Given problem » Check each line of the records below and collect those that include the word "matplotlib".

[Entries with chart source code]

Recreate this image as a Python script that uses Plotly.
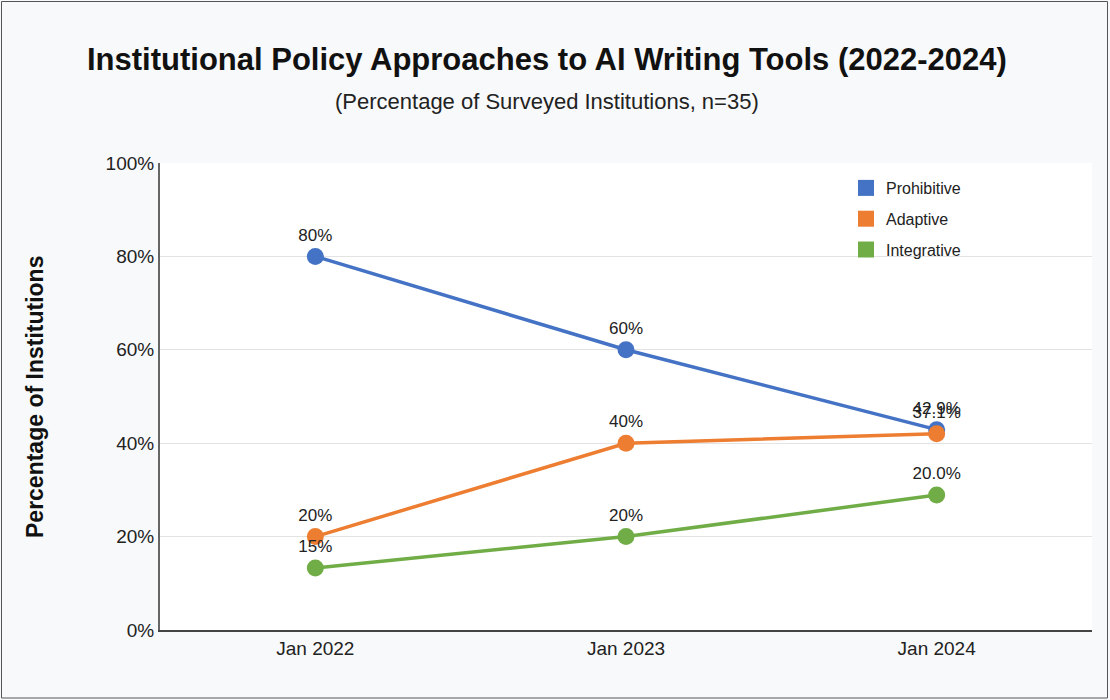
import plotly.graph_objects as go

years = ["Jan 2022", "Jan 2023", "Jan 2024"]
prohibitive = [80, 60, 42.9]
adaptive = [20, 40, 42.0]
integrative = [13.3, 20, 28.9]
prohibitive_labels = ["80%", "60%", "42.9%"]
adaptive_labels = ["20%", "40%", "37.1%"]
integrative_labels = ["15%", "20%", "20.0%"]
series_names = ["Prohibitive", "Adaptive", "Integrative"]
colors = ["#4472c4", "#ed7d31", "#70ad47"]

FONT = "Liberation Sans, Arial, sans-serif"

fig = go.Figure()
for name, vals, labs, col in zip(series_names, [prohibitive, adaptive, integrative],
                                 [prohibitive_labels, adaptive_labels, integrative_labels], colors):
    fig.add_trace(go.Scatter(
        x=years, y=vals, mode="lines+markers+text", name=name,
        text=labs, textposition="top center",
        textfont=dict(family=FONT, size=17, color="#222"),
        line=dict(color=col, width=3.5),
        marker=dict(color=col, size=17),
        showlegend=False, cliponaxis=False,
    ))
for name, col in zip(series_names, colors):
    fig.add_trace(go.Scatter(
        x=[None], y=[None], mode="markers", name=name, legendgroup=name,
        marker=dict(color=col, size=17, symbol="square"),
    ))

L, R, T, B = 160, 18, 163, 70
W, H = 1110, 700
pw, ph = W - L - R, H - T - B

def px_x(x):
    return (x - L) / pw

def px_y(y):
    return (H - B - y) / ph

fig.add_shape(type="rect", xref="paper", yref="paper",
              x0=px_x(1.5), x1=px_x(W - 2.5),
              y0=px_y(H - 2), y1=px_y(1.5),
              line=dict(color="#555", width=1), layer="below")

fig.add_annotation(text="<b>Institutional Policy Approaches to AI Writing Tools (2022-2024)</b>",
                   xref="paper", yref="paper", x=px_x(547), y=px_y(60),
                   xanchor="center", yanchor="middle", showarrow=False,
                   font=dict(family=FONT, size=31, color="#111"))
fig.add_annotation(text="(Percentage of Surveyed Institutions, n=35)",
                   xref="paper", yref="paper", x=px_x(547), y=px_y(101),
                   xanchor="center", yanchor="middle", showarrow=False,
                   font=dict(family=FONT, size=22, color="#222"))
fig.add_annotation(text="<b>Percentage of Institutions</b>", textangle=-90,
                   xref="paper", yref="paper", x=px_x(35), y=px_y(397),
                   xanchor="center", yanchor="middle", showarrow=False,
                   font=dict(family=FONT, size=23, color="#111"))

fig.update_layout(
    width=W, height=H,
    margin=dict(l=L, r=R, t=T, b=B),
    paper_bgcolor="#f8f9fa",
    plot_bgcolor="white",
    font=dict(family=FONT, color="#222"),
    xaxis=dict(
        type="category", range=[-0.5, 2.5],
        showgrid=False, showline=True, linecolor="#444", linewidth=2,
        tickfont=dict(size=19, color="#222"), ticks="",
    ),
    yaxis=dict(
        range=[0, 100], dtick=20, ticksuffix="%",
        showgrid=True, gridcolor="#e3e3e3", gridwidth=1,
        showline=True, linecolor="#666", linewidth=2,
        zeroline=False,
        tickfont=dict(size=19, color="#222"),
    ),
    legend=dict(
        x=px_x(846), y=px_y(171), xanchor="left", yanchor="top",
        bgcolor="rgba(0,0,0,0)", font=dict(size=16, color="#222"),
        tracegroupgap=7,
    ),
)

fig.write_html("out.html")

---

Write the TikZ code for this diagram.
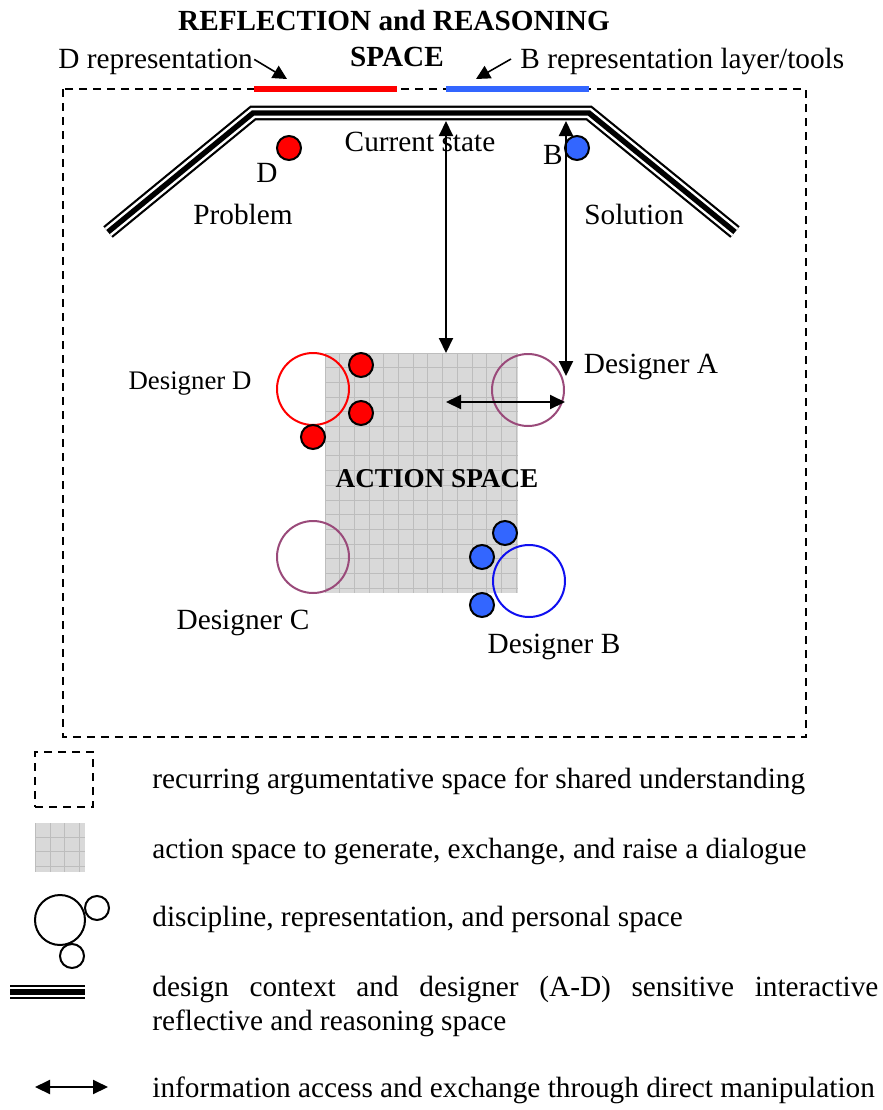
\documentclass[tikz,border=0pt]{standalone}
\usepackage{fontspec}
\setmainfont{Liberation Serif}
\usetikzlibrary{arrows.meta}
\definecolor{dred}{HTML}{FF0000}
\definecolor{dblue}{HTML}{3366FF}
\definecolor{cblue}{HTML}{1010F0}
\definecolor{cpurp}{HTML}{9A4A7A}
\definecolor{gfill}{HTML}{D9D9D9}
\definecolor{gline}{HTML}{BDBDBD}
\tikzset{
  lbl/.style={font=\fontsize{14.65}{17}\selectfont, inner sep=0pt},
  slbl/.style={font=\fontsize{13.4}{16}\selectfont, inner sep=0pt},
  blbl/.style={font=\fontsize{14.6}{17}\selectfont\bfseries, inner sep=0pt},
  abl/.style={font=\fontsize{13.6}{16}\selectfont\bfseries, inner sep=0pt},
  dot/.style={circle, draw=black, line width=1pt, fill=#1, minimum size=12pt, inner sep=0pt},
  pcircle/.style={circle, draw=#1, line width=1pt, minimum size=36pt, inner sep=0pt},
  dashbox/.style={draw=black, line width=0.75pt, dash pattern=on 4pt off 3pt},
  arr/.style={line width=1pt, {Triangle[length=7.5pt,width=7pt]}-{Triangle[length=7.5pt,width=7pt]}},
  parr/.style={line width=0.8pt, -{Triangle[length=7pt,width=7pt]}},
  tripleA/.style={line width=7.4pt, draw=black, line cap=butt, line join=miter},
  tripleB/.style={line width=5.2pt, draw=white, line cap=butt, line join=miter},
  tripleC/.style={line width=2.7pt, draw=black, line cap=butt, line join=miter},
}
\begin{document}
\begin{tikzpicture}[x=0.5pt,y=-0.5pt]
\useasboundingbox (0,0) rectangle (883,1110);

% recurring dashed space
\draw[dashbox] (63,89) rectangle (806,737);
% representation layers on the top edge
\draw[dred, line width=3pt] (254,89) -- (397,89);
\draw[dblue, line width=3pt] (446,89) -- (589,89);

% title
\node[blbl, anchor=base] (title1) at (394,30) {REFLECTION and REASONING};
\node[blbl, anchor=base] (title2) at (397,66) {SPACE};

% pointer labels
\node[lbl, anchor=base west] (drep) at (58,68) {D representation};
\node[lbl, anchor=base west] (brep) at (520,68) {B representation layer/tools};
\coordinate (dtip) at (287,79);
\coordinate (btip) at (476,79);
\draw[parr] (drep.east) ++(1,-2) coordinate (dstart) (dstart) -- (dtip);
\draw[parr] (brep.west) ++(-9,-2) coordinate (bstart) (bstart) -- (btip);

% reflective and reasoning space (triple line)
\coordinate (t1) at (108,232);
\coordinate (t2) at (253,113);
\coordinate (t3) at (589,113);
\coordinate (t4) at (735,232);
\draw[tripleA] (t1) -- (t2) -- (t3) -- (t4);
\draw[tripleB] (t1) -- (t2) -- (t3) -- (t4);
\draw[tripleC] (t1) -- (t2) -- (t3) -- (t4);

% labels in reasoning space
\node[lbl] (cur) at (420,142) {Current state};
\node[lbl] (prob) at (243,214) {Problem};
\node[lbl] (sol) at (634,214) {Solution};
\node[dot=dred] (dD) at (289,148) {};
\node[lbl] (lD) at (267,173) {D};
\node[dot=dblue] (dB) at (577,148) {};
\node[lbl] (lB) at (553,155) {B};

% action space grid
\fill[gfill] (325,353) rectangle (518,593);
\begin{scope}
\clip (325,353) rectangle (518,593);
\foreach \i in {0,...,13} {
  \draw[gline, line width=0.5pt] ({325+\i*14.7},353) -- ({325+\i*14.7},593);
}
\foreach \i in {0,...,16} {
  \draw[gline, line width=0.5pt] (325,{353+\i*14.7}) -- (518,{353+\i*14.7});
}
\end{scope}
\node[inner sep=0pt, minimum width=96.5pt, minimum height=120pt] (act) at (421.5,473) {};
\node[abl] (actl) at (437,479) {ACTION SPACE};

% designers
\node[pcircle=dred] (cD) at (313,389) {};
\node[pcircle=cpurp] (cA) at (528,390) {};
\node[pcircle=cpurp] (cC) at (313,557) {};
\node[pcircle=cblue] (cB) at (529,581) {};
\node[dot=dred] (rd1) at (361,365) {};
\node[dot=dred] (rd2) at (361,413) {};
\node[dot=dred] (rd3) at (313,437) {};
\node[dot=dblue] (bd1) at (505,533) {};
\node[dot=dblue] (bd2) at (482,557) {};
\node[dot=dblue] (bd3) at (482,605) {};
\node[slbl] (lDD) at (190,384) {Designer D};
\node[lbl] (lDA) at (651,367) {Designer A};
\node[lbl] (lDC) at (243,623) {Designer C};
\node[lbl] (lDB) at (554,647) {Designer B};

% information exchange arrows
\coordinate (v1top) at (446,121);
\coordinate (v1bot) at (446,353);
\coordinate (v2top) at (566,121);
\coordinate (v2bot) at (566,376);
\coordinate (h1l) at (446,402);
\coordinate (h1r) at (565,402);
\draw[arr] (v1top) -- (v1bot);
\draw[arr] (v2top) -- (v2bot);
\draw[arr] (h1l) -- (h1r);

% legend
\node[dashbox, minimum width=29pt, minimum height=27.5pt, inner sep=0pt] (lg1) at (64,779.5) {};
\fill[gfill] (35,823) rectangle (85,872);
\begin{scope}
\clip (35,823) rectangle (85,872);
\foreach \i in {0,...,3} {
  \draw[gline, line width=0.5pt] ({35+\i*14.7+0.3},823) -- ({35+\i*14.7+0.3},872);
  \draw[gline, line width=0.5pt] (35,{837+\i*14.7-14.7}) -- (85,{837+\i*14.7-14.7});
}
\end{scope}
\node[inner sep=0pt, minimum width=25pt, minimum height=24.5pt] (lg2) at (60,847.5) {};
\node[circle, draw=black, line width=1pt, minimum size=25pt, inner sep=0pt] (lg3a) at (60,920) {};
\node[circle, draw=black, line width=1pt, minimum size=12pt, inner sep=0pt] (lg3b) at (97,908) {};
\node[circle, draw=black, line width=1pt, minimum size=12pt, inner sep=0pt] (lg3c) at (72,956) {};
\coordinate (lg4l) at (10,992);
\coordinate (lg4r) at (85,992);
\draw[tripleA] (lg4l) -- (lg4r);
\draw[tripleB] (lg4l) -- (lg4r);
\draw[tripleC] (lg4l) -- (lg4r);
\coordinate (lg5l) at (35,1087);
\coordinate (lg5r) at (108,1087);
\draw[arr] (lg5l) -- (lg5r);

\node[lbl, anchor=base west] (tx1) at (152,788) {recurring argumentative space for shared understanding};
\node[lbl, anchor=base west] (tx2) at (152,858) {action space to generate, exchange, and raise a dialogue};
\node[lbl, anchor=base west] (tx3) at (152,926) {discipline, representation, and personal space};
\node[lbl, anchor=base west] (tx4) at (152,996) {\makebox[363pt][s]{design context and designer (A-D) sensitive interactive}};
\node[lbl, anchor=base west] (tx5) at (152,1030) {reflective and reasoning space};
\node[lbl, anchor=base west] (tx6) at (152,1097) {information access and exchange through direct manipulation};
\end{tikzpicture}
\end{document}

--

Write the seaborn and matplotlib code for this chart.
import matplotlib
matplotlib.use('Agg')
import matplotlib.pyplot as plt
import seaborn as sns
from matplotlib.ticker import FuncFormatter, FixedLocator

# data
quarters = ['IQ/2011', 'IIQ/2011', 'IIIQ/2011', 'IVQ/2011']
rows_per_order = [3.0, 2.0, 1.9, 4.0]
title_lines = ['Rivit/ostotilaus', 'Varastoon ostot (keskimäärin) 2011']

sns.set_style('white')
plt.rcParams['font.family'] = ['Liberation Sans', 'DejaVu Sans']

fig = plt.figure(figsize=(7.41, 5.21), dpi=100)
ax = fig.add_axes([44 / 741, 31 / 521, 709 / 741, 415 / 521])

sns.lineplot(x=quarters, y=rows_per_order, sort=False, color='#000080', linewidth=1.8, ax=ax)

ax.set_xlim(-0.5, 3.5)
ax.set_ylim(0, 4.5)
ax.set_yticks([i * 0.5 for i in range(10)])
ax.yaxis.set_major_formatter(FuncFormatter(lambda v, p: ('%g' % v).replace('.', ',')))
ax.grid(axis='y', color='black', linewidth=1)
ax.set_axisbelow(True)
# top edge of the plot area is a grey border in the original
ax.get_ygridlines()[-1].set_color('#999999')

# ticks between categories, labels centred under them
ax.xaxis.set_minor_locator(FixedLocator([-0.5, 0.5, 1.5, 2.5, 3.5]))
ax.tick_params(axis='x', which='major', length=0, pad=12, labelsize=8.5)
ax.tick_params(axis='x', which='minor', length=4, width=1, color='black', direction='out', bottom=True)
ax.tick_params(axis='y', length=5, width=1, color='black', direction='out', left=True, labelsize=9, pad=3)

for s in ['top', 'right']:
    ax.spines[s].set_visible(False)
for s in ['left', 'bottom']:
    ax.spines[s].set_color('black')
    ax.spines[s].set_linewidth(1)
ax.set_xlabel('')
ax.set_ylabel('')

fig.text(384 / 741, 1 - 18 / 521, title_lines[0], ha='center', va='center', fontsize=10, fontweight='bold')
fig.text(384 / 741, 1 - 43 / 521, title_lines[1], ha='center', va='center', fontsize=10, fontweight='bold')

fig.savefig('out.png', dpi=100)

Task output »
Write the seaborn and matplotlib code for this chart.
import matplotlib
matplotlib.use('Agg')
import matplotlib.pyplot as plt
from matplotlib.ticker import FuncFormatter, FixedLocator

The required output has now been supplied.